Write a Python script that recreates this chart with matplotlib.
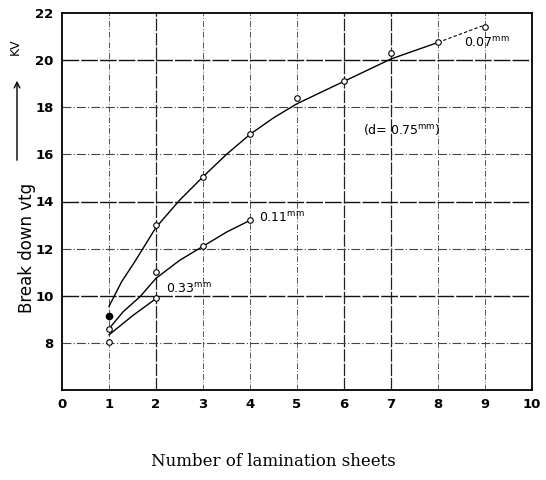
import matplotlib.pyplot as plt

# measured points (number of sheets -> breakdown voltage, kV)
sheets_007 = [1, 2, 3, 4, 5, 6, 7, 8, 9]
kv_007 = [9.15, 13.0, 15.05, 16.85, 18.4, 19.1, 20.3, 20.75, 21.4]
sheets_011 = [1, 2, 3, 4]
kv_011 = [8.6, 11.0, 12.1, 13.2]
sheets_033 = [1, 2]
kv_033 = [8.05, 9.9]

# hand drawn curves
curve_x_007 = [1, 1.27, 1.55, 2, 2.5, 3, 3.5, 4, 4.5, 5, 6, 7, 8]
curve_y_007 = [9.55, 10.6, 11.45, 12.9, 14.05, 15.05, 16.0, 16.85, 17.55, 18.15,
               19.1, 20.05, 20.75]
dash_x_007 = [8, 8.94]
dash_y_007 = [20.75, 21.45]
curve_x_011 = [1, 1.3, 1.66, 2, 2.5, 3, 3.5, 4]
curve_y_011 = [8.6, 9.32, 9.96, 10.74, 11.5, 12.1, 12.7, 13.2]
curve_x_033 = [1, 1.5, 2]
curve_y_033 = [8.34, 9.15, 9.88]

x_ticks = list(range(0, 11))
y_ticks = [8, 10, 12, 14, 16, 18, 20, 22]
heavy_x = [2, 6, 7]
heavy_y = [10, 14, 20]

fig = plt.figure(figsize=(5.46, 4.8), dpi=100)
ax = fig.add_axes([62 / 546, 1 - 390 / 480, 470 / 546, 377 / 480])

for x in range(1, 10):
    if x in heavy_x:
        ax.axvline(x, color="#222222", lw=0.9, ls=(0, (10, 1.5)), zorder=1)
    else:
        ax.axvline(x, color="#555555", lw=0.7, ls=(0, (6, 2, 1, 2)), zorder=1)
for y in range(8, 22, 2):
    if y in heavy_y:
        ax.axhline(y, color="#111111", lw=1.0, ls=(0, (12, 1.5)), zorder=1)
    else:
        ax.axhline(y, color="#444444", lw=0.8, ls=(0, (8, 2, 1, 2)), zorder=1)

ax.plot(curve_x_007, curve_y_007, color="black", lw=1.0, zorder=2)
ax.plot(dash_x_007, dash_y_007, color="black", lw=0.8, ls=(0, (3, 2)), zorder=2)
ax.plot(curve_x_011, curve_y_011, color="black", lw=1.0, zorder=2)
ax.plot(curve_x_033, curve_y_033, color="black", lw=1.0, zorder=2)

mk = dict(ls="none", marker="o", ms=4, mfc="white", mec="black", mew=0.8, zorder=3)
ax.plot(sheets_007[1:], kv_007[1:], **mk)
ax.plot(sheets_007[:1], kv_007[:1], ls="none", marker="o", ms=4.5, color="black", zorder=3)
ax.plot(sheets_011, kv_011, **mk)
ax.plot(sheets_033, kv_033, **mk)

ax.text(8.55, 20.75, r"0.07$^{\mathrm{mm}}$", fontsize=9, va="center")
ax.text(4.2, 13.3, r"0.11$^{\mathrm{mm}}$", fontsize=9, va="center")
ax.text(2.22, 10.3, r"0.33$^{\mathrm{mm}}$", fontsize=9, va="center")
ax.text(6.4, 17.05, r"(d= 0.75$^{\mathrm{mm}}$)", fontsize=9, va="center")

ax.set_xlim(0, 10)
ax.set_ylim(6, 22)
ax.set_xticks(x_ticks)
ax.set_yticks(y_ticks)
ax.tick_params(length=0, labelsize=9.5, pad=6)
for lab in ax.get_xticklabels() + ax.get_yticklabels():
    lab.set_fontweight("bold")
for s in ax.spines.values():
    s.set_color("black")
    s.set_linewidth(1.3)

fig.text(27 / 546, 1 - 248 / 480, "Break down vtg", rotation=90, fontsize=12,
         ha="center", va="center")
fig.text(15 / 546, 1 - 47 / 480, "KV", rotation=90, fontsize=9,
         ha="center", va="center")
ax.annotate("", xy=(17 / 546, 1 - 78 / 480), xytext=(17 / 546, 1 - 163 / 480),
            xycoords="figure fraction", textcoords="figure fraction",
            arrowprops=dict(arrowstyle="->", color="black", lw=1.0),
            annotation_clip=False)
fig.text(273 / 546, 1 - 462 / 480, "Number of lamination sheets", fontsize=12,
         family="DejaVu Serif", ha="center", va="center")

fig.savefig("out.png", dpi=100)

■ What the task requires ■
Restate exactly, please, only the lines between the start of the data and the line containing "ax = fig.add_axes([62", both ends included, skipping the pictures.

■ Written solution ■
Write a Python script that recreates this chart with matplotlib.
import matplotlib.pyplot as plt

# measured points (number of sheets -> breakdown voltage, kV)
sheets_007 = [1, 2, 3, 4, 5, 6, 7, 8, 9]
kv_007 = [9.15, 13.0, 15.05, 16.85, 18.4, 19.1, 20.3, 20.75, 21.4]
sheets_011 = [1, 2, 3, 4]
kv_011 = [8.6, 11.0, 12.1, 13.2]
sheets_033 = [1, 2]
kv_033 = [8.05, 9.9]

# hand drawn curves
curve_x_007 = [1, 1.27, 1.55, 2, 2.5, 3, 3.5, 4, 4.5, 5, 6, 7, 8]
curve_y_007 = [9.55, 10.6, 11.45, 12.9, 14.05, 15.05, 16.0, 16.85, 17.55, 18.15,
               19.1, 20.05, 20.75]
dash_x_007 = [8, 8.94]
dash_y_007 = [20.75, 21.45]
curve_x_011 = [1, 1.3, 1.66, 2, 2.5, 3, 3.5, 4]
curve_y_011 = [8.6, 9.32, 9.96, 10.74, 11.5, 12.1, 12.7, 13.2]
curve_x_033 = [1, 1.5, 2]
curve_y_033 = [8.34, 9.15, 9.88]

x_ticks = list(range(0, 11))
y_ticks = [8, 10, 12, 14, 16, 18, 20, 22]
heavy_x = [2, 6, 7]
heavy_y = [10, 14, 20]

fig = plt.figure(figsize=(5.46, 4.8), dpi=100)
ax = fig.add_axes([62 / 546, 1 - 390 / 480, 470 / 546, 377 / 480])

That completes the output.